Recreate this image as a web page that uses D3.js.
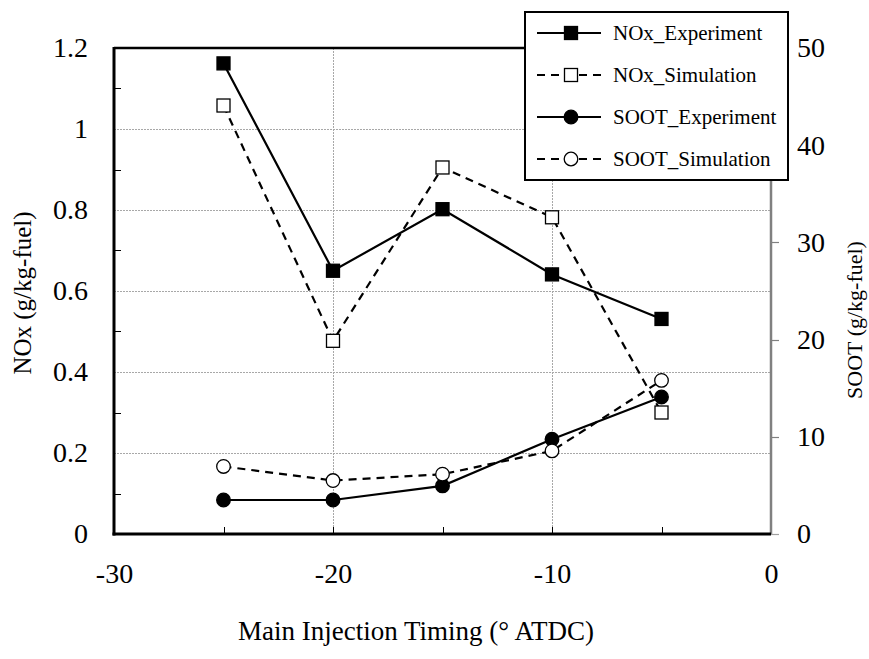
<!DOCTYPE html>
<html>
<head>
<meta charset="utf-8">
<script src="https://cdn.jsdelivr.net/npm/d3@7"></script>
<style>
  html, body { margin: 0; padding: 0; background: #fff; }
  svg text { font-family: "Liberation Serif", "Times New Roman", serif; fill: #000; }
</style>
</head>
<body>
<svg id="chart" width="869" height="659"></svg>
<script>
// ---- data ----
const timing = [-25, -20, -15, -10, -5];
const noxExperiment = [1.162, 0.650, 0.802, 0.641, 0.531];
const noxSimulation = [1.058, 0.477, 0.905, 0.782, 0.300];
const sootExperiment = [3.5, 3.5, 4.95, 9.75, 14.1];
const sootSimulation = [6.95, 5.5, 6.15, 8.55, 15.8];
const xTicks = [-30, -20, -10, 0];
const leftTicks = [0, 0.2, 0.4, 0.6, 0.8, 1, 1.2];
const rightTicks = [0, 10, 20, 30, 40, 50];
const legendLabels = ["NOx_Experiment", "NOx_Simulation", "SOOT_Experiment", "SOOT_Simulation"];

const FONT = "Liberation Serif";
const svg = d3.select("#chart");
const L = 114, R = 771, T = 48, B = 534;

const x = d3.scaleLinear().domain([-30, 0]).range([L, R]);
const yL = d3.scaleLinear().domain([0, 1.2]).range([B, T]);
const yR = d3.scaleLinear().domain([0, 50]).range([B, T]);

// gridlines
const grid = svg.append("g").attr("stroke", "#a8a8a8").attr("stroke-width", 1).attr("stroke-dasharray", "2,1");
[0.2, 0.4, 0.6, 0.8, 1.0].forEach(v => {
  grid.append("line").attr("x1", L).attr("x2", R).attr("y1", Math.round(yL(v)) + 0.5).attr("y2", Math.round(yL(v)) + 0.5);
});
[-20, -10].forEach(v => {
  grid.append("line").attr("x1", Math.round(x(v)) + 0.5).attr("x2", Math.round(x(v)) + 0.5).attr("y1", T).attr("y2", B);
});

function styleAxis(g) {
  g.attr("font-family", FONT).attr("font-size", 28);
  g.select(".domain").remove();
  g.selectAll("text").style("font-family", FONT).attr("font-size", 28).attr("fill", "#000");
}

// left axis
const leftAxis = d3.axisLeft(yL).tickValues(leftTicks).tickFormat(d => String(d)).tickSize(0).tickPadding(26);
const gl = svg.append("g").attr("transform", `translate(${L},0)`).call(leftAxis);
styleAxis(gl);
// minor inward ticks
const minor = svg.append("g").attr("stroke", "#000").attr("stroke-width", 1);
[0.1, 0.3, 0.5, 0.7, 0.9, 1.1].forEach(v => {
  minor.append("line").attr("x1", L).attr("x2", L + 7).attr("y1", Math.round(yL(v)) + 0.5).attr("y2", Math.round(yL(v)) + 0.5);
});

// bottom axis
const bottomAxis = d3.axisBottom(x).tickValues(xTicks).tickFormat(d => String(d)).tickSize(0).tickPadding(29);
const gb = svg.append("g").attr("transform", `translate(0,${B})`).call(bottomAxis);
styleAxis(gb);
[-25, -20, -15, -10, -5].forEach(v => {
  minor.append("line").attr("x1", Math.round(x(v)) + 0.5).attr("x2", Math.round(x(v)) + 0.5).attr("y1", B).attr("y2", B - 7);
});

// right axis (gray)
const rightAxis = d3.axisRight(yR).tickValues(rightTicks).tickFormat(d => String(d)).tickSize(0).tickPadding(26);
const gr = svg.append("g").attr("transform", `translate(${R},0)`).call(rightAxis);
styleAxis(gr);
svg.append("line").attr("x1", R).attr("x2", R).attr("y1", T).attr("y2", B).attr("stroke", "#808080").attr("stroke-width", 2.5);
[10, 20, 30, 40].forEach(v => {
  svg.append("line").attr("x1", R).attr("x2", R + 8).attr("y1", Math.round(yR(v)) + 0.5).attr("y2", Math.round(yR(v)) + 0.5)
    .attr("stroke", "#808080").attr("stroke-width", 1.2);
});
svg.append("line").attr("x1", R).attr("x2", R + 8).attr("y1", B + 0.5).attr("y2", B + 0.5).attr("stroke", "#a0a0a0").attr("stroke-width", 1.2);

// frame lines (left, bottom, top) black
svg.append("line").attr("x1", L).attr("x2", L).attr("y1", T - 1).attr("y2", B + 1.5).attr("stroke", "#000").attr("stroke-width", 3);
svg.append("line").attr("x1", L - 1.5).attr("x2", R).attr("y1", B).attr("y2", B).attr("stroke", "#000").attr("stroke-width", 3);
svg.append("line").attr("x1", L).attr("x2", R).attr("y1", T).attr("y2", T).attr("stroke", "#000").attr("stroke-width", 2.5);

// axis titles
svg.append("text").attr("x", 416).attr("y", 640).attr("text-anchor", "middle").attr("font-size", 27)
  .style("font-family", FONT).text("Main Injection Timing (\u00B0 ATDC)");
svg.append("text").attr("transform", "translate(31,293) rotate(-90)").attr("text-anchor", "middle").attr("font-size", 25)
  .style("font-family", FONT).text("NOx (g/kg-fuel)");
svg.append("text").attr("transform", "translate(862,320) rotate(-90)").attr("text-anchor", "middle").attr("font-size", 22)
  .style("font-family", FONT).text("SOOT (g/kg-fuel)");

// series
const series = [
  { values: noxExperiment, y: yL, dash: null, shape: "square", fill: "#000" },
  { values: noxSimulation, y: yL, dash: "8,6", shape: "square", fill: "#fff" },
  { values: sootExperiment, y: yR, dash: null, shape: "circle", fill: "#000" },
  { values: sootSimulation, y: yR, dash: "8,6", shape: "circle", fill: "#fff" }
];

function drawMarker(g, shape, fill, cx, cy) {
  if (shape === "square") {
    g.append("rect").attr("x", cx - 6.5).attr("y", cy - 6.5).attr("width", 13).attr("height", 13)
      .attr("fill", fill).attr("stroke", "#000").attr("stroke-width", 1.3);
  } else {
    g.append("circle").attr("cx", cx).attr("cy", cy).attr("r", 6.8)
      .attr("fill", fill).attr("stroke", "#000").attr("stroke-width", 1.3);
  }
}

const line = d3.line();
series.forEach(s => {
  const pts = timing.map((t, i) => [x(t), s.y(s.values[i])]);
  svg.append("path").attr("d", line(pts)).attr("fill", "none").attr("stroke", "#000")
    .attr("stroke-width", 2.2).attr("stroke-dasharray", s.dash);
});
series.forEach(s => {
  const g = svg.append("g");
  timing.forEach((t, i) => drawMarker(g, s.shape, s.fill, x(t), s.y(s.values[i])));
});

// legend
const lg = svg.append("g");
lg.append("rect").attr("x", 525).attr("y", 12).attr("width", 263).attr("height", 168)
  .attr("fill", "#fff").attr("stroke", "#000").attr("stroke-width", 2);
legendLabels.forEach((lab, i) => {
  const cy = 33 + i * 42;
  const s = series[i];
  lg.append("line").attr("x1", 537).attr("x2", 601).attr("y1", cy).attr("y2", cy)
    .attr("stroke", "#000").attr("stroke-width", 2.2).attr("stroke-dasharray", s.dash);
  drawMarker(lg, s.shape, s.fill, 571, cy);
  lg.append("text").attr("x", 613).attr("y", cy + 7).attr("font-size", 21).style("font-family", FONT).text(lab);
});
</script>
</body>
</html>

══════════════════════════════

### STATED EXERCISE
Go from the first line of the listing to the line holding "const L = 114, R = 771, T = 48, B = 534;" and, please, transcribe those lines exactly, both included, with no pictures.

### WRITTEN REPLY
Recreate this image as a web page that uses D3.js.
<!DOCTYPE html>
<html>
<head>
<meta charset="utf-8">
<script src="https://cdn.jsdelivr.net/npm/d3@7"></script>
<style>
  html, body { margin: 0; padding: 0; background: #fff; }
  svg text { font-family: "Liberation Serif", "Times New Roman", serif; fill: #000; }
</style>
</head>
<body>
<svg id="chart" width="869" height="659"></svg>
<script>
// ---- data ----
const timing = [-25, -20, -15, -10, -5];
const noxExperiment = [1.162, 0.650, 0.802, 0.641, 0.531];
const noxSimulation = [1.058, 0.477, 0.905, 0.782, 0.300];
const sootExperiment = [3.5, 3.5, 4.95, 9.75, 14.1];
const sootSimulation = [6.95, 5.5, 6.15, 8.55, 15.8];
const xTicks = [-30, -20, -10, 0];
const leftTicks = [0, 0.2, 0.4, 0.6, 0.8, 1, 1.2];
const rightTicks = [0, 10, 20, 30, 40, 50];
const legendLabels = ["NOx_Experiment", "NOx_Simulation", "SOOT_Experiment", "SOOT_Simulation"];

const FONT = "Liberation Serif";
const svg = d3.select("#chart");
const L = 114, R = 771, T = 48, B = 534;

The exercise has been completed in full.